%%

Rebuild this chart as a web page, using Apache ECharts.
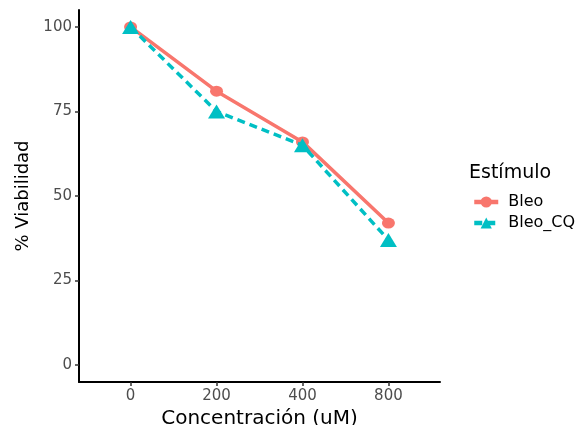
<!DOCTYPE html>
<html>
<head>
<meta charset="utf-8">
<script src="https://cdn.jsdelivr.net/npm/echarts@6/dist/echarts.min.js"></script>
<style>
  html, body { margin: 0; padding: 0; background: #fff; }
  #chart { width: 582px; height: 425px; }
</style>
</head>
<body>
<div id="chart"></div>
<script>
const concentrations = ['0', '200', '400', '800'];
const bleo = [100, 81, 66, 42];
const bleoCQ = [100, 75, 65, 37];
const yTicks = [0, 25, 50, 75, 100];

const red = '#F8766D';
const cyan = '#00BFC4';
const font = 'DejaVu Sans, sans-serif';

const toPoints = (vals) => vals.map((v, i) => [i, v]);

const chart = echarts.init(document.getElementById('chart'), null, { renderer: 'canvas' });

const option = {
  backgroundColor: '#FFFFFF',
  animation: false,
  title: {
    text: 'Estímulo',
    left: 464,
    top: 159,
    textStyle: { fontFamily: font, fontSize: 19, fontWeight: 'normal', color: '#000' }
  },
  legend: {
    orient: 'vertical',
    left: 467,
    top: 189,
    itemWidth: 24,
    itemHeight: 14,
    itemGap: 5,
    lineStyle: { width: 4.5 },
    textStyle: { fontFamily: font, fontSize: 16, color: '#000', padding: [0, 0, 0, 5] },
    data: ['Bleo', 'Bleo_CQ']
  },
  grid: { left: 79, right: 142, top: 10, bottom: 43, containLabel: false, outerBoundsMode: 'none' },
  xAxis: {
    type: 'value',
    min: -0.6,
    max: 3.6,
    name: 'Concentración (uM)',
    nameLocation: 'middle',
    nameGap: 21,
    nameTextStyle: { fontFamily: font, fontSize: 20, color: '#000' },
    axisLine: { show: true, onZero: false, lineStyle: { color: '#000', width: 2 } },
    axisTick: { show: true, customValues: [0, 1, 2, 3], length: 4, lineStyle: { color: '#333', width: 1.5 } },
    axisLabel: {
      customValues: [0, 1, 2, 3],
      formatter: (v) => concentrations[Math.round(v)],
      fontFamily: font, fontSize: 15, color: '#4D4D4D', margin: 7
    },
    splitLine: { show: false }
  },
  yAxis: {
    type: 'value',
    min: -5,
    max: 105,
    name: '% Viabilidad',
    nameLocation: 'middle',
    nameGap: 46,
    nameTextStyle: { fontFamily: font, fontSize: 18, color: '#000' },
    axisLine: { show: true, onZero: false, lineStyle: { color: '#000', width: 2 } },
    axisTick: { show: true, customValues: yTicks, length: 4, lineStyle: { color: '#333', width: 1.5 } },
    axisLabel: {
      customValues: yTicks,
      fontFamily: font, fontSize: 15, color: '#4D4D4D', margin: 7
    },
    splitLine: { show: false }
  },
  series: [
    {
      name: 'Bleo',
      type: 'line',
      data: toPoints(bleo),
      symbol: 'circle',
      symbolSize: [13, 11],
      itemStyle: { color: red },
      lineStyle: { color: red, width: 3.5 },
      z: 2
    },
    {
      name: 'Bleo_CQ',
      type: 'line',
      data: toPoints(bleoCQ),
      symbol: 'triangle',
      symbolSize: [17, 14],
      itemStyle: { color: cyan },
      lineStyle: { color: cyan, width: 3.5, type: [8, 5] },
      z: 3
    }
  ]
};

chart.setOption(option);
</script>
</body>
</html>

%%

» OBJECTIVE
Omit every picture while copying the listing above exactly.

» WRITTEN SOLUTION
Rebuild this chart as a web page, using Apache ECharts.
<!DOCTYPE html>
<html>
<head>
<meta charset="utf-8">
<script src="https://cdn.jsdelivr.net/npm/echarts@6/dist/echarts.min.js"></script>
<style>
  html, body { margin: 0; padding: 0; background: #fff; }
  #chart { width: 582px; height: 425px; }
</style>
</head>
<body>
<div id="chart"></div>
<script>
const concentrations = ['0', '200', '400', '800'];
const bleo = [100, 81, 66, 42];
const bleoCQ = [100, 75, 65, 37];
const yTicks = [0, 25, 50, 75, 100];

const red = '#F8766D';
const cyan = '#00BFC4';
const font = 'DejaVu Sans, sans-serif';

const toPoints = (vals) => vals.map((v, i) => [i, v]);

const chart = echarts.init(document.getElementById('chart'), null, { renderer: 'canvas' });

const option = {
  backgroundColor: '#FFFFFF',
  animation: false,
  title: {
    text: 'Estímulo',
    left: 464,
    top: 159,
    textStyle: { fontFamily: font, fontSize: 19, fontWeight: 'normal', color: '#000' }
  },
  legend: {
    orient: 'vertical',
    left: 467,
    top: 189,
    itemWidth: 24,
    itemHeight: 14,
    itemGap: 5,
    lineStyle: { width: 4.5 },
    textStyle: { fontFamily: font, fontSize: 16, color: '#000', padding: [0, 0, 0, 5] },
    data: ['Bleo', 'Bleo_CQ']
  },
  grid: { left: 79, right: 142, top: 10, bottom: 43, containLabel: false, outerBoundsMode: 'none' },
  xAxis: {
    type: 'value',
    min: -0.6,
    max: 3.6,
    name: 'Concentración (uM)',
    nameLocation: 'middle',
    nameGap: 21,
    nameTextStyle: { fontFamily: font, fontSize: 20, color: '#000' },
    axisLine: { show: true, onZero: false, lineStyle: { color: '#000', width: 2 } },
    axisTick: { show: true, customValues: [0, 1, 2, 3], length: 4, lineStyle: { color: '#333', width: 1.5 } },
    axisLabel: {
      customValues: [0, 1, 2, 3],
      formatter: (v) => concentrations[Math.round(v)],
      fontFamily: font, fontSize: 15, color: '#4D4D4D', margin: 7
    },
    splitLine: { show: false }
  },
  yAxis: {
    type: 'value',
    min: -5,
    max: 105,
    name: '% Viabilidad',
    nameLocation: 'middle',
    nameGap: 46,
    nameTextStyle: { fontFamily: font, fontSize: 18, color: '#000' },
    axisLine: { show: true, onZero: false, lineStyle: { color: '#000', width: 2 } },
    axisTick: { show: true, customValues: yTicks, length: 4, lineStyle: { color: '#333', width: 1.5 } },
    axisLabel: {
      customValues: yTicks,
      fontFamily: font, fontSize: 15, color: '#4D4D4D', margin: 7
    },
    splitLine: { show: false }
  },
  series: [
    {
      name: 'Bleo',
      type: 'line',
      data: toPoints(bleo),
      symbol: 'circle',
      symbolSize: [13, 11],
      itemStyle: { color: red },
      lineStyle: { color: red, width: 3.5 },
      z: 2
    },
    {
      name: 'Bleo_CQ',
      type: 'line',
      data: toPoints(bleoCQ),
      symbol: 'triangle',
      symbolSize: [17, 14],
      itemStyle: { color: cyan },
      lineStyle: { color: cyan, width: 3.5, type: [8, 5] },
      z: 3
    }
  ]
};

chart.setOption(option);
</script>
</body>
</html>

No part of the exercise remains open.